Anglo revelations ‘stomach churning’ says Varadkar

Senior executives at bank were involved in ‘deception’ says minister

Minister for Transport Leo Varadkar who said he was struck by ‘the arrogance, the avarice and the absolute contempt for the public authorities’ displayed by some executives at Anglo Irish Bank. Photograph: Eric Luke/The Irish Times

Minister for Transport Leo Varadkar who said he was struck by ‘the arrogance, the avarice and the absolute contempt for the public authorities’ displayed by some executives at Anglo Irish Bank. Photograph: Eric Luke/The Irish Times

 

Revelations of the behaviour and attitude of Anglo-Irish Bank executives before and after the introduction of the bank guarantee in September 2008 were stomach churning, the Minister for Transport, Leo Varadkar, has said.

Speaking in Dublin as he entered a road safety conference and announced new penalty point measures, Mr Varadkar said the behaviour of chief executive David Drumm and two senior colleagues, John Bowe and Peter Fitzgerald, confirmed that the bank had deceived both the government and the regulator.
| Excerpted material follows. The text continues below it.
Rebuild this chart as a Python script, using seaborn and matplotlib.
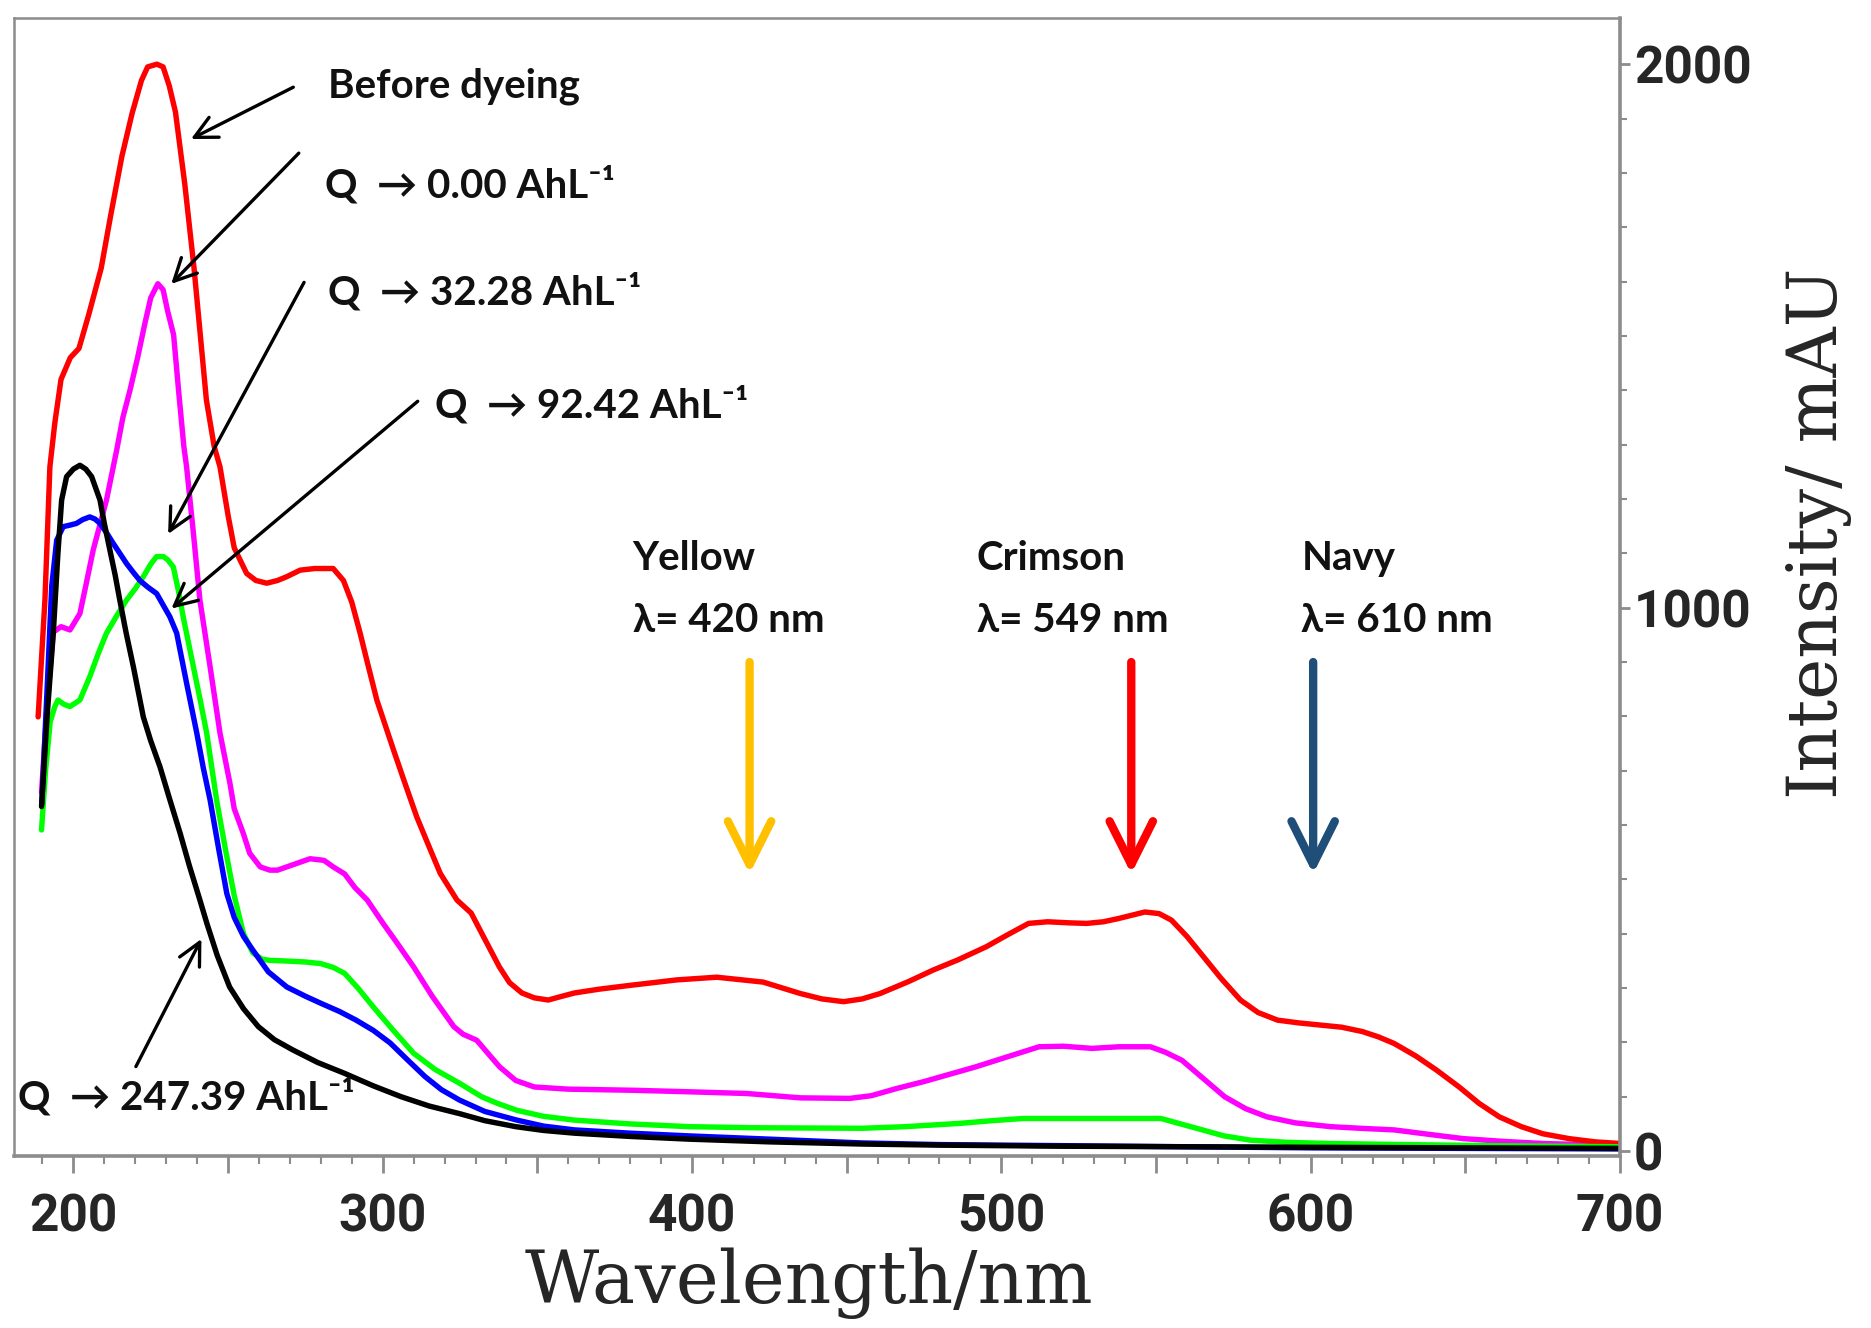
import matplotlib
matplotlib.use("Agg")
import matplotlib.pyplot as plt
import seaborn as sns
from matplotlib.ticker import MultipleLocator, FuncFormatter

# Spectra: wavelength (nm) and intensity (mAU)
wl_before = [188.6, 190.8, 192.4, 194, 196, 199, 201.8, 205, 209, 212, 215.7, 219, 222, 224, 227, 229,
             231, 233, 236, 239, 243, 245.5, 247.4, 250, 252, 256, 259, 262.5, 266, 269, 273.3, 278,
             284, 287.3, 290, 292.7, 295, 298.1, 303.5, 307, 311, 315, 318.6, 324, 328.6, 333, 337.7,
             341, 345, 349, 353.5, 358, 362, 370, 380, 395, 408, 423, 435, 442, 449, 455, 460.8, 470,
             477.9, 486, 495.1, 502, 508.8, 515, 522, 527.6, 533, 537.9, 546.4, 551, 555, 560, 565.3,
             571, 577.3, 583, 589.3, 596, 603, 610, 616.7, 622, 627, 634, 640.7, 648, 654.4, 661,
             668.1, 675, 683.5, 692, 700]
int_before = [799, 1014, 1259, 1340, 1420, 1460, 1477, 1540, 1625, 1720, 1831, 1910, 1970, 1995, 2000,
              1995, 1960, 1912, 1780, 1625, 1382, 1297, 1259, 1170, 1110, 1063, 1050, 1045, 1050, 1057,
              1069, 1072, 1072, 1050, 1010, 953, 900, 830, 738, 680, 615, 560, 511, 462, 438, 390, 339,
              310, 291, 282, 278, 285, 291, 298, 305, 315, 320, 311, 290, 280, 275, 280, 290, 312, 333,
              352, 376, 398, 419, 422, 420, 419, 422, 428, 440, 437, 425, 395, 358, 318, 278, 255, 241,
              236, 232, 228, 220, 210, 198, 175, 149, 118, 88, 63, 45, 32, 23, 17, 14]

wl_q000 = [189.7, 191.5, 193.5, 196, 198.9, 202.1, 204, 206.4, 210.7, 214, 216, 218.3, 220.8, 223, 225,
           227.3, 229, 230.5, 232.4, 234, 235.7, 236.6, 238.8, 240.9, 244.2, 247.4, 250.6, 252, 254.9,
           257, 260.4, 263.5, 266, 270, 276.5, 281, 284, 287.7, 291, 295, 300, 305, 310, 316, 323, 326,
           330.4, 334, 337.8, 343, 349, 360, 380.6, 400, 417.7, 435, 451, 458, 466, 475, 491.7, 500,
           512.2, 520, 529.3, 538, 548.2, 553, 558.4, 565, 572.2, 579, 585.9, 595, 606.4, 616, 627, 638,
           649.3, 662, 675, 688, 700]
int_q000 = [660, 820, 955, 965, 959, 989, 1040, 1106, 1198, 1290, 1350, 1400, 1461, 1520, 1570, 1596,
            1585, 1545, 1502, 1400, 1297, 1259, 1137, 1014, 891, 769, 677, 630, 585, 548, 523, 517, 517,
            525, 538, 535, 523, 510, 485, 462, 420, 380, 339, 285, 229, 215, 204, 180, 155, 130, 118,
            114, 112, 109, 106, 98, 97, 102, 115, 128, 155, 170, 192, 193, 189, 192, 192, 182, 167, 135,
            100, 78, 63, 52, 45, 42, 39, 31, 23, 18, 14, 12, 11]

wl_q3228 = [189.7, 191, 192.5, 194, 195, 197, 198.9, 202.1, 205.3, 208, 210.7, 214, 217.2, 220, 222.6,
            225, 226.9, 229.1, 230.5, 232.3, 234, 235.5, 238.8, 241, 243.1, 246.3, 249, 252, 255, 258,
            261, 263.5, 268, 275, 280, 284, 287.7, 292, 297, 303, 310, 317, 324.8, 332, 337, 343.4, 352,
            362, 380, 399, 420, 455, 469, 486.5, 497, 507, 530, 551.6, 558, 565, 572, 580.7, 593, 606,
            630, 660, 700]
int_q3228 = [591, 700, 790, 818, 830, 822, 818, 830, 873, 915, 953, 985, 1014, 1035, 1057, 1080, 1094,
             1094, 1088, 1075, 1030, 983, 891, 830, 769, 646, 560, 470, 400, 365, 353, 351, 350, 348,
             345, 338, 327, 300, 265, 225, 180, 150, 125, 100, 88, 75, 64, 57, 50, 45, 43, 42, 45, 51,
             56, 60, 60, 60, 50, 39, 28, 20, 16, 14, 12, 10, 8]

wl_q9242 = [189.8, 191.5, 193, 194.6, 196.7, 199, 201, 203, 205.3, 207, 208.6, 210.7, 212.9, 215, 217.2,
            219.5, 221.5, 224, 226.9, 229, 231.2, 233.4, 236.6, 239.9, 242, 244.2, 247, 249.6, 252, 255,
            258, 263, 269, 275, 280, 286, 291.4, 297, 302.4, 308, 313.7, 319, 324.8, 333, 343.4, 352,
            362, 380, 399, 425, 455, 480, 520, 560, 600, 650, 700]
int_q9242 = [640, 850, 1040, 1124, 1149, 1152, 1155, 1162, 1167, 1163, 1155, 1138, 1118, 1100, 1081,
             1064, 1050, 1038, 1026, 1005, 983, 953, 861, 769, 705, 646, 555, 474, 430, 395, 370, 330,
             302, 285, 272, 257, 241, 222, 199, 168, 137, 113, 94, 73, 57, 46, 39, 33, 28, 22, 15, 12,
             10, 8, 6, 5, 4]

wl_q24739 = [189.7, 191.5, 193.5, 195, 196.2, 197.8, 200, 202.1, 204, 205.9, 208.6, 210, 211.8, 213.5,
             215, 217, 219.4, 222.6, 225, 228, 231, 234.5, 237.5, 240.9, 243.1, 246.5, 250.5, 255,
             259.8, 265, 271, 279, 287.7, 297, 306, 315, 324.8, 333, 343, 352, 362, 380, 399, 425, 455,
             480, 520, 560, 600, 650, 700]
int_q24739 = [634, 800, 953, 1100, 1198, 1241, 1255, 1262, 1255, 1241, 1198, 1155, 1106, 1060, 1014,
              955, 891, 799, 755, 707, 650, 585, 525, 462, 420, 360, 302, 262, 229, 205, 186, 163, 143,
              120, 100, 83, 69, 56, 45, 38, 33, 27, 22, 17, 13, 11, 9, 8, 7, 6, 5]

series = [(wl_q000, int_q000, "#FF00FF"),
          (wl_before, int_before, "#FF0000"),
          (wl_q3228, int_q3228, "#00FF00"),
          (wl_q9242, int_q9242, "#0000FF"),
          (wl_q24739, int_q24739, "#000000")]

# dye absorption markers
dye_names = ["Yellow", "Crimson", "Navy"]
dye_wl = [420, 549, 610]
dye_colors = ["#FFC000", "#FF0000", "#1F4E79"]
dye_arrow_x = [418.6, 542, 600.8]
dye_text_x = [380.8, 492, 597]

sns.set_style("white")
plt.rcParams["font.family"] = ["Lato", "DejaVu Sans"]

fig = plt.figure(figsize=(18.71, 13.28), dpi=100)
ax = fig.add_axes([14 / 1871, 1 - 1156 / 1328, (1620 - 14) / 1871, (1156 - 18) / 1328])

for wl, inten, col in series:
    sns.lineplot(x=wl, y=inten, color=col, lw=3.9, ax=ax)

ax.set_xlim(180.8, 700)
ax.set_ylim(-9, 2085)

# axes styling
for side in ["left", "top"]:
    ax.spines[side].set_color("#8c8c8c")
    ax.spines[side].set_linewidth(1.8)
for side in ["right", "bottom"]:
    ax.spines[side].set_color("#8c8c8c")
    ax.spines[side].set_linewidth(2.6)

ax.yaxis.tick_right()
ax.yaxis.set_label_position("right")
ax.xaxis.set_major_locator(MultipleLocator(50))
ax.xaxis.set_minor_locator(MultipleLocator(10))
ax.xaxis.set_major_formatter(FuncFormatter(lambda v, p: "%d" % v if v % 100 == 0 else ""))
ax.yaxis.set_major_locator(MultipleLocator(1000))
ax.yaxis.set_minor_locator(MultipleLocator(100))
ax.tick_params(axis="x", which="major", direction="out", length=12, width=2, color="#8c8c8c",
               labelsize=37, pad=14, bottom=True)
ax.tick_params(axis="x", which="minor", direction="out", length=6, width=1.5, color="#8c8c8c", bottom=True)
ax.tick_params(axis="y", which="major", direction="out", length=7, width=2, color="#8c8c8c",
               labelsize=37, pad=3, right=True, left=False)
ax.tick_params(axis="y", which="minor", direction="out", length=5, width=1.5, color="#8c8c8c",
               right=True, left=False)
for lab in ax.get_xticklabels() + ax.get_yticklabels():
    lab.set_fontfamily(["Roboto", "DejaVu Sans"])
    lab.set_fontweight("bold")

ax.set_xlabel("Wavelength/nm", fontsize=52, fontfamily="DejaVu Serif")
ax.xaxis.set_label_coords(0.495, -0.112)
ax.xaxis.label.set_va("center")
ax.set_ylabel("Intensity/ mAU", fontsize=50, fontfamily="DejaVu Serif")
ax.yaxis.label.set_rotation_mode("default")
ax.yaxis.label.set_va("center")
ax.yaxis.label.set_ha("center")
ax.yaxis.set_label_coords(1.124, 0.547)

# curve annotations
txt = dict(fontsize=29, fontweight="bold", va="center", ha="left", color="#111111")
blk = dict(arrowstyle="->", color="black", lw=2.4, mutation_scale=40)
ax.text(282.3, 1960, "Before dyeing", **txt)
ax.annotate("", xy=(237.2, 1860), xytext=(271.9, 1960), arrowprops=blk)
ax.text(281.2, 1778, "Q  \u2192 0.00 AhL\u207b\u00b9", **txt)
ax.annotate("", xy=(231, 1592), xytext=(273.5, 1840), arrowprops=blk)
ax.text(282.3, 1581, "Q  \u2192 32.28 AhL\u207b\u00b9", **txt)
ax.annotate("", xy=(230.2, 1131), xytext=(275, 1603), arrowprops=blk)
ax.text(317, 1372, "Q  \u2192 92.42 AhL\u207b\u00b9", **txt)
ax.annotate("", xy=(231, 995), xytext=(312, 1383), arrowprops=blk)
ax.text(182, 99, "Q  \u2192 247.39 AhL\u207b\u00b9", **txt)
ax.annotate("", xy=(241.8, 395), xytext=(219.8, 151), arrowprops=blk)

# dye markers
for name, wl, col, ax_x, tx in zip(dye_names, dye_wl, dye_colors, dye_arrow_x, dye_text_x):
    ax.text(tx, 1091, name, **txt)
    ax.text(tx, 977, "\u03bb= %d nm" % wl, **txt)
    ax.annotate("", xy=(ax_x, 505), xytext=(ax_x, 905),
                arrowprops=dict(arrowstyle="->", color=col, lw=6, mutation_scale=78))

fig.savefig("out.png", dpi=100, facecolor="white")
“I’ve heard the tapes. I didn’t know that they existed and nobody in government did,” he said. “The content of them doesn’t surprise me in the sense that it confirms what we all expected in relation to Anglo Irish’s behaviour and how it deceived the regulator and others.”

He continued: “What did cause my stomach to churn quite frankly was the attitude of the people on the tapes - the arrogance, the avarice and the absolute contempt for the public authorities, That’s what really hit me. As people will be aware, at least three former members of that bank have been charged and prosecutions are pending.”

Pressed as to whether the tape recordings indicated possible criminal conduct, he said: “I really don’t want to say anything beyond that. I am conscious of a previous minister who managed to allow Charles Haughey off corruption charge by making comments.”

He hoped that the inquiry which the government says it will set up would, at the least, lead to the exposure of incompetence and cause embarrassment to some of those who failed to do their duty.

He said: “What people want is prosecutions but what I do know is that people can only be prosecuted for having committed a crime. I’m fairly sure that there lots of people in the banking system and in politics and in the public authorities who may not have committed a crime but were reckless, incompetent and did not do their jobs. They won’t be prosecuted but they could be dealt with by an inquiry. They could be exposed and embarrassed.”

The inquiry would be “up and running in the autumn” if passed by the Dáil and Seanad before the summer and sufficient preparations made, he added.